Figure 1: Non-invasive HPLC flowmeter delivers realtime data

TESTA Analytical’s range of non-invasive liquid flowmeters (see Figure 1) are designed and proven to deliver accurate flow rate data in real-time thus fulfilling the requirements for continuous monitoring.

However, like any flow measurement device, these flowmeters require a solvent-specific calibration in order to provide absolute flow rate data. Therefore, an experimental study was undertaken to explore how the original response from a non-invasive HPLC flowmeter, is affected by the utilized solvent.

Proof of validity of performance of the TESTA Analytical HPLC flowmeter, was tested by measuring the apparent flow rate obtained with different solvents, using the device calibrated in pure water. Our assumption for this experiment was, that if the device is capable of performing as required with different solvents, the reported apparent flow rates for each solvent should follow a linear function. This is a common requirement for acceptable HPLC calibrations. The apparent flow rate of nine different solvents commonly used in HPLC applications, were measured at 4 different flow rates for several minutes each. The results obtained are plotted in Figure 2 below.

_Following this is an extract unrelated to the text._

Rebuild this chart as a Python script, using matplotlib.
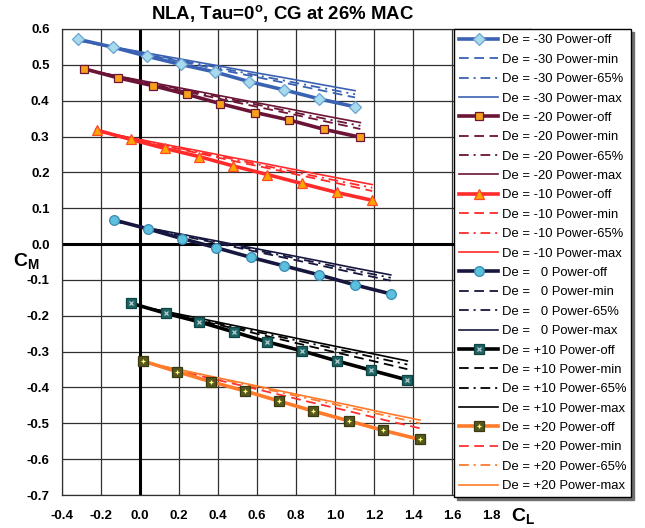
import numpy as np
import matplotlib.pyplot as plt
from matplotlib.legend_handler import HandlerTuple

plt.rcParams['font.family'] = ['Liberation Sans', 'DejaVu Sans']
plt.rcParams['mathtext.fontset'] = 'custom'
plt.rcParams['mathtext.rm'] = 'Liberation Sans'
plt.rcParams['mathtext.bf'] = 'Liberation Sans:bold'
plt.rcParams['lines.scale_dashes'] = False

#%% data (CL, CM)
de_names = ["-30", "-20", "-10", "  0", "+10", "+20"]

cl_m30 = [-0.316, -0.137, 0.036, 0.210, 0.385, 0.561, 0.740, 0.919, 1.103]
cm_m30_off = [0.571, 0.549, 0.524, 0.501, 0.480, 0.453, 0.430, 0.405, 0.383]
cm_m30_min = [0.568, 0.548, 0.529, 0.509, 0.489, 0.470, 0.450, 0.430, 0.409]
cm_m30_65 = [0.568, 0.549, 0.531, 0.512, 0.494, 0.475, 0.456, 0.437, 0.418]
cm_m30_max = [0.568, 0.550, 0.533, 0.516, 0.499, 0.481, 0.464, 0.446, 0.428]

cl_m20 = [-0.286, -0.114, 0.065, 0.239, 0.410, 0.591, 0.766, 0.945, 1.130]
cm_m20_off = [0.489, 0.464, 0.442, 0.418, 0.392, 0.367, 0.346, 0.320, 0.298]
cm_m20_min = [0.487, 0.467, 0.446, 0.425, 0.405, 0.384, 0.364, 0.343, 0.321]
cm_m20_65 = [0.487, 0.468, 0.448, 0.429, 0.410, 0.390, 0.370, 0.350, 0.330]
cm_m20_max = [0.487, 0.469, 0.450, 0.432, 0.414, 0.395, 0.377, 0.358, 0.339]

cl_m10 = [-0.222, -0.048, 0.127, 0.303, 0.478, 0.653, 0.829, 1.009, 1.191]
cm_m10_off = [0.318, 0.292, 0.267, 0.244, 0.218, 0.194, 0.169, 0.144, 0.122]
cm_m10_min = [0.315, 0.294, 0.274, 0.253, 0.232, 0.212, 0.191, 0.170, 0.148]
cm_m10_65 = [0.315, 0.296, 0.276, 0.256, 0.237, 0.217, 0.197, 0.177, 0.157]
cm_m10_max = [0.315, 0.297, 0.278, 0.260, 0.241, 0.223, 0.204, 0.185, 0.166]

cl_0 = [-0.132, 0.043, 0.217, 0.390, 0.568, 0.740, 0.919, 1.103, 1.286]
cm_0_off = [0.067, 0.042, 0.015, -0.010, -0.037, -0.061, -0.086, -0.114, -0.139]
cm_0_min = [0.064, 0.044, 0.023, 0.003, -0.018, -0.038, -0.059, -0.081, -0.102]
cm_0_65 = [0.064, 0.045, 0.025, 0.006, -0.014, -0.033, -0.053, -0.074, -0.094]
cm_0_max = [0.064, 0.045, 0.027, 0.009, -0.010, -0.028, -0.047, -0.067, -0.086]

cl_p10 = [-0.046, 0.132, 0.304, 0.481, 0.653, 0.831, 1.010, 1.185, 1.371]
cm_p10_off = [-0.165, -0.193, -0.217, -0.245, -0.273, -0.298, -0.326, -0.352, -0.379]
cm_p10_min = [-0.168, -0.191, -0.213, -0.235, -0.257, -0.280, -0.303, -0.325, -0.349]
cm_p10_65 = [-0.168, -0.189, -0.210, -0.231, -0.251, -0.272, -0.293, -0.314, -0.336]
cm_p10_max = [-0.168, -0.188, -0.207, -0.227, -0.246, -0.266, -0.286, -0.305, -0.326]

cl_p20 = [0.014, 0.191, 0.364, 0.540, 0.714, 0.889, 1.070, 1.248, 1.436]
cm_p20_off = [-0.326, -0.356, -0.384, -0.410, -0.438, -0.466, -0.493, -0.520, -0.545]
cm_p20_min = [-0.329, -0.352, -0.375, -0.397, -0.420, -0.443, -0.466, -0.490, -0.514]
cm_p20_65 = [-0.329, -0.350, -0.371, -0.392, -0.413, -0.434, -0.456, -0.477, -0.500]
cm_p20_max = [-0.329, -0.349, -0.369, -0.389, -0.409, -0.429, -0.449, -0.470, -0.491]

x_ticks = ["-0.4", "-0.2", "0.0", "0.2", "0.4", "0.6", "0.8", "1.0", "1.2", "1.4", "1.6", "1.8", ""]
y_ticks = ["-0.7", "-0.6", "-0.5", "-0.4", "-0.3", "-0.2", "-0.1", "0.0", "0.1", "0.2", "0.3", "0.4", "0.5", "0.6"]

#%% styles per elevator setting
cl_all = [cl_m30, cl_m20, cl_m10, cl_0, cl_p10, cl_p20]
cm_all = [
    (cm_m30_off, cm_m30_min, cm_m30_65, cm_m30_max),
    (cm_m20_off, cm_m20_min, cm_m20_65, cm_m20_max),
    (cm_m10_off, cm_m10_min, cm_m10_65, cm_m10_max),
    (cm_0_off, cm_0_min, cm_0_65, cm_0_max),
    (cm_p10_off, cm_p10_min, cm_p10_65, cm_p10_max),
    (cm_p20_off, cm_p20_min, cm_p20_65, cm_p20_max),
]
line_col = ['#3A62B2', '#6C1436', '#FF2A2A', '#16163E', '#000000', '#FF7A2A']
min_col = ['#3A62B2', '#6C1436', '#FF2A2A', '#16163E', '#000000', '#FF3030']
mk = ['D', 's', '^', 'o', 's', 's']
mk_face = ['#A8DAEE', '#F7A21B', '#FFA500', '#5BC0DE', '#1E6464', '#56561E']
mk_edge = ['#6AA4D0', '#6C1436', '#FF4A2A', '#3A8AB0', '#0E4444', '#3A3A10']
mk_size = [6.5, 6, 6.5, 7, 6.5, 6.5]
overlay = [None, None, None, None, ('x', '#B8D0D0'), ('+', '#FFFF70')]

fig = plt.figure(figsize=(6.45, 5.28), dpi=100)
ax = fig.add_axes([62/645, 33/528, 468/645, 466/528])

ax.set_xlim(-0.4, 2.0)
ax.set_ylim(-0.7, 0.6)
ax.set_xticks(np.linspace(-0.4, 2.0, 13))
ax.set_yticks(np.linspace(-0.7, 0.6, 14))
ax.set_xticklabels(x_ticks)
ax.set_yticklabels(y_ticks)
ax.grid(True, color='#303030', linewidth=0.9)
ax.set_axisbelow(True)
ax.tick_params(length=0, labelsize=9.5)
ax.tick_params(axis='x', pad=11)
ax.tick_params(axis='y', pad=9)
for lab in ax.get_xticklabels() + ax.get_yticklabels():
    lab.set_fontweight('bold')
for s in ax.spines.values():
    s.set_color('#303030')
    s.set_linewidth(0.9)

ax.axhline(0, color='black', linewidth=2.2, zorder=1.5)
ax.axvline(0, color='black', linewidth=2.2, zorder=1.5)

handles = []
labels = []
for i in range(6):
    x = cl_all[i]
    off, pmin, p65, pmax = cm_all[i]
    h_off, = ax.plot(x, off, color=line_col[i], lw=2.6, marker=mk[i],
                     ms=mk_size[i], mfc=mk_face[i], mec=mk_edge[i], mew=0.9, zorder=3)
    h_list = [h_off]
    if overlay[i] is not None:
        h_ov, = ax.plot(x, off, linestyle='none', marker=overlay[i][0], ms=3.5,
                        mec=overlay[i][1], mew=0.9, zorder=3.1)
        h_list.append(h_ov)
    h_min, = ax.plot(x, pmin, color=min_col[i], lw=1.3, dashes=(7, 4), zorder=2.5)
    h_65, = ax.plot(x, p65, color=line_col[i], lw=1.3, dashes=(7, 3.5, 1.5, 3.5), zorder=2.5)
    h_max, = ax.plot(x, pmax, color=line_col[i], lw=1.2, zorder=2.5)
    handles += [tuple(h_list), h_min, h_65, h_max]
    labels += [f"De = {de_names[i]} Power-off", f"De = {de_names[i]} Power-min",
               f"De = {de_names[i]} Power-65%", f"De = {de_names[i]} Power-max"]

leg = fig.legend(handles, labels, loc='upper left', bbox_to_anchor=(454/645, 1 - 29/528),
                 fontsize=9.4, handlelength=3.0, handletextpad=0.25, labelspacing=0.555,
                 borderpad=0.4, borderaxespad=0, fancybox=False, framealpha=1,
                 edgecolor='black', shadow={'color': '#707070', 'alpha': 1},
                 handler_map={tuple: HandlerTuple(ndivide=1)})
leg.get_frame().set_linewidth(1.0)

fig.text(283/645, 1 - 14/528, r"NLA, Tau=0$^{\mathbf{o}}$, CG at 26% MAC",
         ha='center', va='center', fontsize=13.4, fontweight='bold')
fig.text(26/645, 1 - 261/528, r"$\mathbf{C_M}$", ha='center', va='center', fontsize=14)
fig.text(523/645, 1 - 516/528, r"$\mathbf{C_L}$", ha='center', va='center', fontsize=14)

fig.savefig('out.png', dpi=100)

Figure 2: Plot of apparent flow rates of different solvents.

From this experimental data it is apparent that the response function for each solvent follows a well-defined response function. This confirms the capability of the HPLC flowmeter to be used to accurately measuring flow rates independent of the eluent solvent.

Conclusion

This experiment shows how TESTA Analytical HPLC flowmeters can be used to accurately monitor flow rates of a wide range of solvents in real-time. This capability demonstrates that the HPLC flowmeter is a valuable tool for determination of solvent specific calibration factors which allow scientists to generate absolutely correct flow rate data for almost any HPLC application.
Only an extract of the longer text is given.